OPINION: A report has found Australia participated in the CIA's detention and torture of terrorist suspects after the attacks of September 11, 2001. This should come as no surprise. Australia was far from a disinterested bystander in these events, with then prime minister John Howard consistently supporting US actions at Guantanamo Bay.
Evidence has also emerged that Australian officials failed to take action that might have prevented the torture of citizens. The report questions whether Australian governments have done enough to acknowledge and take responsibility for our role in these programs.
It is well documented that the CIA used torture to gather intelligence after September 11. As the director of the CIA's Counter-terrorism Centre, Cofer Black, said: ''After 9/11 the gloves come off.''
Government memos show President George W. Bush secretly approved the use of 10 ''enhanced interrogation techniques''. These included the use of insects, sleep deprivation and waterboarding.
Guantanamo Bay was the well-known public face of these programs. But the CIA also abducted people and held them in secret prisons outside the US. Others were transferred by the CIA, under a process known as ''extraordinary rendition'', for interrogation and torture by foreign governments.
The US-based Open Society Justice Initiative analysed the CIA's torture programs and their impact upon 136 known victims. Its report Globalising Torture found the US did not act alone. As many as 54 nations also took part.
Poland, for example, permitted the CIA to build a secret prison on its territory. It assisted with the transfer of secretly detained individuals, including to other secret detention sites. . Syria, Jordan, Pakistan and Egypt tortured suspects delivered to them by the US.
Democracies that denounce torture were also complicit. Britain and Canada provided intelligence that the CIA used to capture and interrogate suspects. Other nations such as Denmark and Iceland permitted use of airports and airspace for extraordinary renditions.
The report demonstrates how quickly the barriers to torture fell after September 11. An unequivocal stance in international law against the use of torture was compromised as some nations looked the other way, and others actively supported the CIA's work.
Australia was not as directly involved in the CIA's programs as other nations. But the report finds we do bear a measure of responsibility. Not only did Australia fail to voice its opposition to torture by the CIA, it turned a blind eye to the mistreatment of two of our citizens.
Globalising Torture documents the case of Australian Mamdouh Habib. Australian officials interrogated him soon after his capture in Pakistan in 2001, but failed to prevent his extraordinary rendition to Egypt, where he was tortured. He was then transferred to Guantanamo Bay, where he was held with fellow Australian detainee David Hicks. Habib was finally returned to Australia without charge in 2005.
Habib sued the Australian government on his return. But the court did not have to decide the matter because the Gillard government paid him an undisclosed sum to drop the case. This occurred after evidence emerged that an Australian official was present during Habib's detention in Egypt.

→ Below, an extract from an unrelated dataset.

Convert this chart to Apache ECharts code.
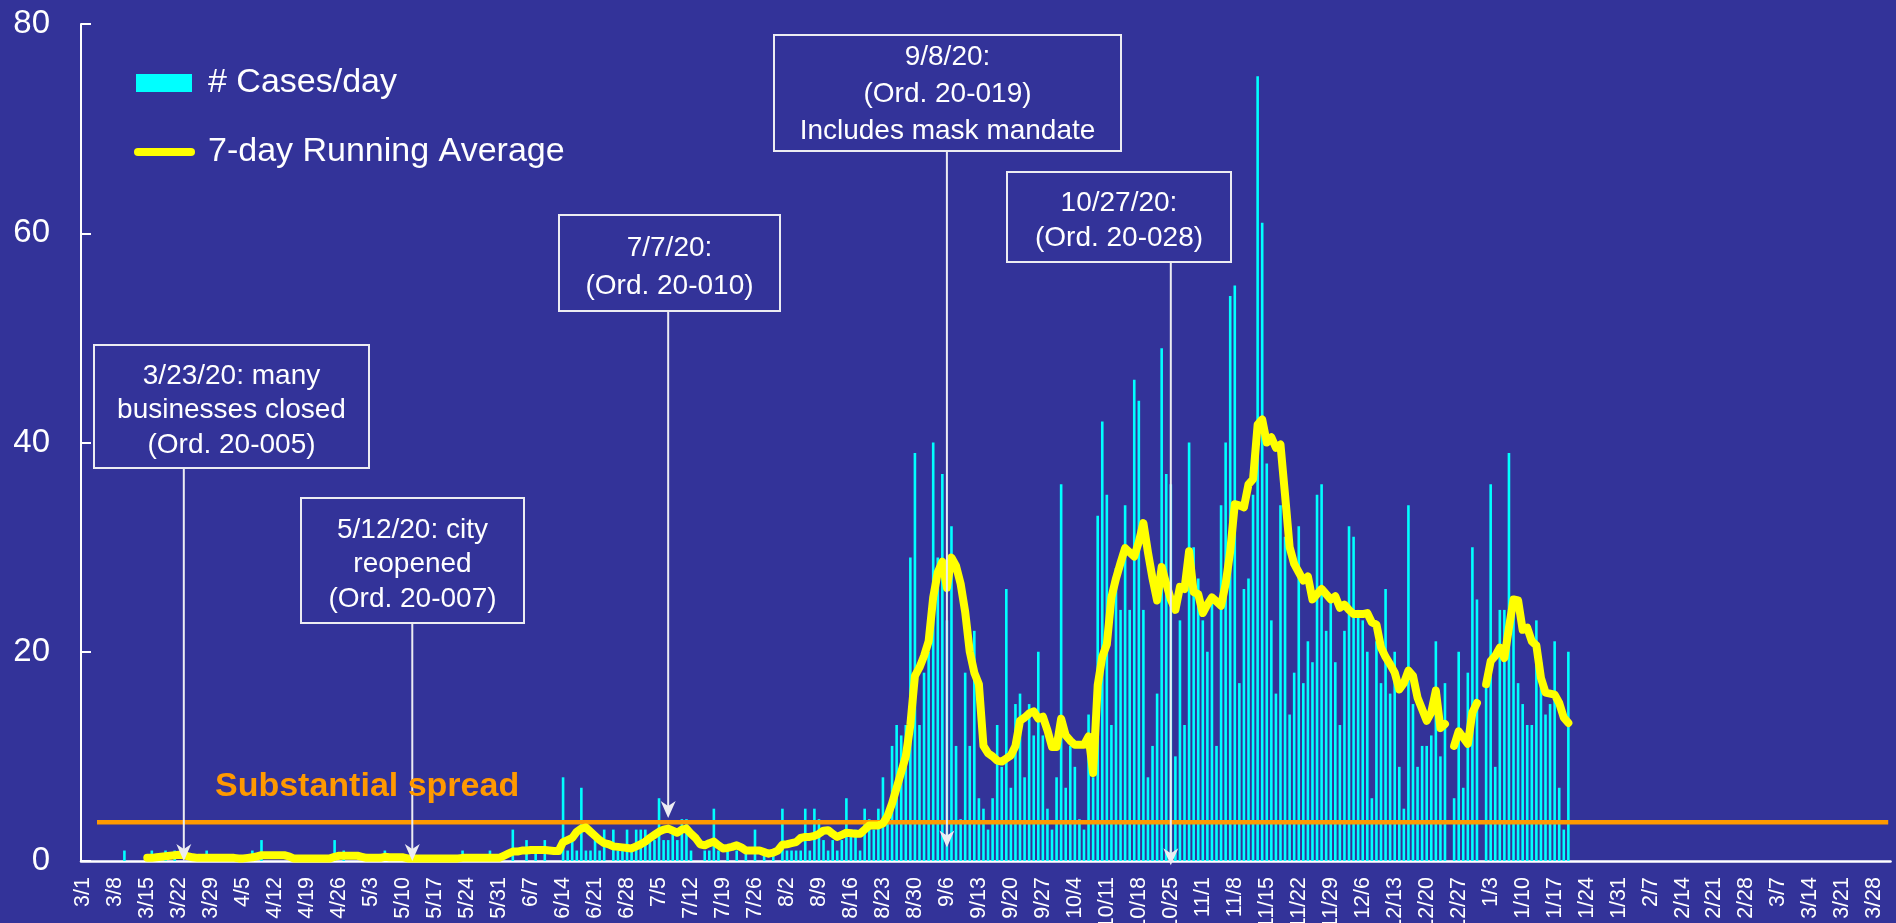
<!DOCTYPE html>
<html><head><meta charset="utf-8">
<script src="https://cdn.jsdelivr.net/npm/echarts@6/dist/echarts.min.js"></script>
<style>html,body{margin:0;padding:0;background:#333399;overflow:hidden}#c{width:1896px;height:923px}</style>
</head><body><div id="c"></div>
<script>
// ---- data ----
const startDate = '2020-03-01';
const dayCount = 396; // 3/1/2020 .. 3/31/2021
const casesPerDay = [
0,0,0,0,0,0,0,0,0,1,
0,0,0,0,0,1,0,0,1,0,
1,0,0,0,0,0,0,1,0,0,
0,0,0,0,0,0,0,1,0,2,
0,0,0,0,0,0,0,0,0,0,
0,0,0,0,0,2,0,1,0,0,
0,0,0,0,0,0,1,0,0,0,
0,0,0,0,0,0,0,0,0,0,
0,0,0,1,0,0,0,0,0,1,
0,0,0,0,3,0,0,2,0,1,
0,2,0,0,0,8,1,2,1,7,
1,1,2,1,3,0,3,1,1,3,
1,3,3,3,2,2,6,2,2,3,
2,4,4,1,0,0,1,1,5,1,
0,1,0,1,0,1,0,3,0,1,
0,1,0,5,1,1,1,1,5,1,
5,4,2,1,2,1,2,6,3,3,
1,5,4,3,5,8,4,11,13,12,
13,29,39,13,18,20,40,29,37,23,
32,11,4,18,11,22,6,5,3,6,
13,9,26,7,15,16,8,15,12,20,
12,5,3,8,36,7,11,9,4,3,
14,8,33,42,35,13,28,24,34,24,
46,44,24,8,11,16,49,37,36,10,
23,13,40,30,27,23,20,25,11,34,
40,54,55,17,26,27,35,75,61,38,
23,16,34,31,14,18,32,17,21,19,
35,36,22,25,19,13,22,32,31,24,
23,20,6,21,17,26,16,20,9,5,
34,15,9,11,11,12,21,10,17,null,
6,20,7,18,30,25,null,17,36,9,
24,24,39,25,17,15,13,13,23,19,
14,15,21,7,3,20
];
const runningAvg = [
null,null,null,null,null,null,null,null,null,null,
null,null,null,null,0.3,0.3,0.35,0.4,0.45,0.5,
0.55,0.6,0.55,0.45,0.35,0.3,0.3,0.3,0.3,0.3,
0.3,0.3,0.3,0.3,0.25,0.25,0.3,0.35,0.45,0.55,
0.55,0.55,0.55,0.55,0.55,0.45,0.25,0.25,0.25,0.25,
0.25,0.25,0.25,0.25,0.25,0.4,0.5,0.5,0.5,0.5,
0.5,0.4,0.3,0.3,0.3,0.3,0.4,0.35,0.35,0.35,
0.35,0.25,0.25,0.25,0.25,0.25,0.25,0.25,0.25,0.25,
0.25,0.25,0.25,0.3,0.3,0.3,0.3,0.3,0.3,0.3,
0.3,0.3,0.5,0.7,0.9,0.9,1.0,1.0,1.05,1.05,
1.05,1.05,1.0,0.95,0.95,1.8,2.0,2.2,2.8,3.1,
3.2,2.8,2.4,2.0,1.7,1.6,1.4,1.35,1.3,1.25,
1.2,1.4,1.6,1.85,2.2,2.5,2.8,3.0,3.1,2.9,
2.7,3.0,3.1,2.6,2.2,1.6,1.5,1.7,1.85,1.5,
1.2,1.25,1.35,1.5,1.3,1.0,1.0,1.0,1.0,0.85,
0.7,0.8,1.0,1.55,1.6,1.7,1.8,2.2,2.3,2.3,
2.4,2.6,2.9,2.95,2.6,2.3,2.5,2.7,2.65,2.6,
2.6,3.0,3.4,3.4,3.4,3.6,4.3,5.5,7.0,8.5,
10.0,13.0,17.7,18.5,19.6,21.0,25.2,27.6,28.6,26.1,
29.0,28.2,26.5,23.8,20.0,18.0,16.9,11.0,10.3,10.0,
9.6,9.5,9.8,10.1,11.0,13.4,13.7,14.1,14.3,13.6,
13.8,12.5,10.9,10.9,13.6,12.0,11.5,11.1,11.1,11.1,
11.9,8.4,16.8,19.5,20.7,25.2,27.0,28.5,29.9,29.5,
29.1,30.5,32.3,29.5,27.0,24.9,28.1,26.5,25.0,24.0,
26.2,26.0,29.6,25.7,25.5,23.7,24.5,25.2,24.8,24.4,
26.5,29.6,34.1,34.0,33.8,36.0,36.5,41.7,42.2,40.0,
40.5,39.5,39.8,35.0,30.0,28.4,27.6,26.8,27.2,25.0,
25.5,26.0,25.5,25.0,25.3,24.2,24.5,24.0,23.6,23.6,
23.6,23.7,22.8,22.6,20.4,19.5,18.8,18.0,16.4,17.0,
18.2,17.7,15.6,14.5,13.4,14.2,16.3,12.7,13.1,null,
11.0,12.4,11.8,11.2,14.2,15.1,null,16.9,19.1,19.6,
20.4,19.4,22.3,25.0,24.9,22.1,22.3,21.0,20.6,17.5,
16.1,16.0,15.9,15.1,13.7,13.2
];
const spreadThreshold = 3.7;
const spreadFrom = '2020-03-04';
const spreadTo = '2021-03-31';
const yMin = 0, yMax = 80, yStep = 20;
const annotationTexts = [
  ['3/23/20: many','businesses closed','(Ord. 20-005)'],
  ['5/12/20: city','reopened','(Ord. 20-007)'],
  ['7/7/20:','(Ord. 20-010)'],
  ['9/8/20:','(Ord. 20-019)','Includes mask mandate'],
  ['10/27/20:','(Ord. 20-028)']
];
const annotationArrowDates = ['2020-03-23','2020-05-12','2020-07-07','2020-09-06','2020-10-25'];
const annotationArrowTips = [0, 0, 4.1, 1.3, -0.4];

// ---- layout (pixels) ----
const boxLayout = [
  {x:94,  y:345, w:275, h:123, lh:34.5, dy:4},
  {x:301, y:498, w:223, h:125, lh:34.5, dy:4},
  {x:559, y:215, w:221, h:96,  lh:38,   dy:4},
  {x:774, y:35,  w:347, h:116, lh:37,   dy:1},
  {x:1007,y:172, w:224, h:90,  lh:35,   dy:4}
];

// categories
const categories = [];
{
  const d0 = new Date(startDate + 'T00:00:00Z');
  for (let i = 0; i < dayCount; i++) {
    const d = new Date(d0.getTime() + i * 86400000);
    categories.push(d.toISOString().slice(0, 10));
  }
}
const fmt = v => { const p = v.split('-'); return (+p[1]) + '/' + (+p[2]); };
const spreadData = categories.map(c => (c === spreadFrom || c === spreadTo) ? spreadThreshold : null);

const FONT = '"Liberation Sans", Arial, sans-serif';
const chart = echarts.init(document.getElementById('c'), null, {renderer: 'canvas'});
chart.setOption({
  backgroundColor: '#333399',
  animation: false,
  grid: {left: 81, right: 5.5, top: 24, bottom: 62, containLabel: false, outerBoundsMode: 'none'},
  legend: [
    {data: [{name: '# Cases/day', icon: 'rect'}], left: 136, top: 63, padding: 0, selectedMode: false,
     itemWidth: 56, itemHeight: 18,
     textStyle: {color: '#fff', fontSize: 34, fontFamily: FONT, lineHeight: 40, padding: [0,0,0,11]}},
    {data: [{name: '7-day Running Average', icon: 'path://M4,0 L57,0 A4,4 0 0 1 57,8 L4,8 A4,4 0 0 1 4,0 Z'}], left: 134, top: 132, padding: 0, selectedMode: false,
     itemWidth: 61, itemHeight: 8,
     textStyle: {color: '#fff', fontSize: 34, fontFamily: FONT, lineHeight: 40, padding: [0,0,0,8]}}
  ],
  xAxis: {
    type: 'category', data: categories, boundaryGap: true,
    axisLine: {lineStyle: {color: '#ffffff', width: 2.5}},
    axisTick: {show: false},
    axisLabel: {interval: 6, rotate: 90, color: '#fff', fontSize: 21.5, fontFamily: FONT, margin: 16, formatter: fmt, hideOverlap: false},
    splitLine: {show: false}
  },
  yAxis: {
    type: 'value', min: yMin, max: yMax, interval: yStep,
    axisLine: {show: true, lineStyle: {color: '#ffffff', width: 2}},
    axisTick: {show: true, inside: true, length: 10, lineStyle: {color: '#ffffff', width: 2}},
    axisLabel: {color: '#fff', fontSize: 33, fontFamily: FONT, margin: 31},
    splitLine: {show: false}
  },
  series: [
    {name: '# Cases/day', type: 'bar', data: casesPerDay, barWidth: 2.6, z: 2, silent: true,
     itemStyle: {color: '#00FFFF'}},
    {name: 'threshold', type: 'line', data: spreadData, connectNulls: true, symbol: 'none', z: 3, silent: true,
     lineStyle: {color: '#FF9900', width: 4.5}},
    {name: '7-day Running Average', type: 'line', data: runningAvg, connectNulls: false, symbol: 'none', z: 4, silent: true,
     itemStyle: {color: '#FFFF00'},
     lineStyle: {color: '#FFFF00', width: 8, cap: 'round', join: 'round'}}
  ]
});

// annotations positioned through the axes
const g = [];
annotationTexts.forEach((lines, i) => {
  const b = boxLayout[i];
  const ax = chart.convertToPixel({xAxisIndex: 0}, annotationArrowDates[i]);
  const tipY = chart.convertToPixel({yAxisIndex: 0}, annotationArrowTips[i]);
  const col = '#ececf2';
  g.push({type: 'rect', shape: {x: b.x, y: b.y, width: b.w, height: b.h}, style: {fill: 'none', stroke: col, lineWidth: 2}, z: 10});
  g.push({type: 'text', z: 11, style: {text: lines.join('\n'), x: b.x + b.w / 2, y: b.y + b.h / 2 + b.dy, align: 'center', verticalAlign: 'middle',
    fill: '#ffffff', font: '28px ' + FONT, lineHeight: b.lh}});
  g.push({type: 'line', z: 10, shape: {x1: ax, y1: b.y + b.h + 1, x2: ax, y2: tipY - 6}, style: {stroke: col, lineWidth: 2}});
  g.push({type: 'polygon', z: 10, shape: {points: [[ax, tipY], [ax - 7.5, tipY - 17], [ax, tipY - 12], [ax + 7.5, tipY - 17]]}, style: {fill: col}});
});
const thrY = chart.convertToPixel({yAxisIndex: 0}, spreadThreshold);
g.push({type: 'text', z: 11, style: {text: 'Substantial spread', x: 215, y: thrY - 36, verticalAlign: 'middle',
  fill: '#FF9900', font: 'bold 34px ' + FONT}});
chart.setOption({graphic: g});
</script>
</body></html>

An inquiry by the Inspector-General of Intelligence and Security found Australian officials were not involved in Habib's transfer to Egypt, and that ''no Australian official attended Mr Habib's place of detention'' there. However, it was also found that the government did not safeguard his welfare through consular assistance, and that ASIO provided information that may have been used in Habib's questioning in Egypt without determining how he was being treated.
The federal government has apparently accepted some responsibility for Habib's mistreatment in making a confidential financial settlement. This is not sufficient. The matter is of such public importance that the public should be told how much money has been paid, and what role has been acknowledged by the government.
The case of David Hicks is even less satisfactory. His own allegations and those of third parties that he was mistreated and tortured have never been tested, nor adequately responded to. His case ought to be the subject of an independent inquiry to shed light on the circumstances of his detention and to determine what role, if any, Australian officials played in this.
Instead of opposing the use of torture, Australia supported Guantanamo Bay and what occurred there. We let inaction and acquiescence speak on our behalf. It is important these mistakes be recognised publicly, and responsibility accepted, to avoid a future government following the same path.
George Williams is a Scientia Professor of Law at UNSW.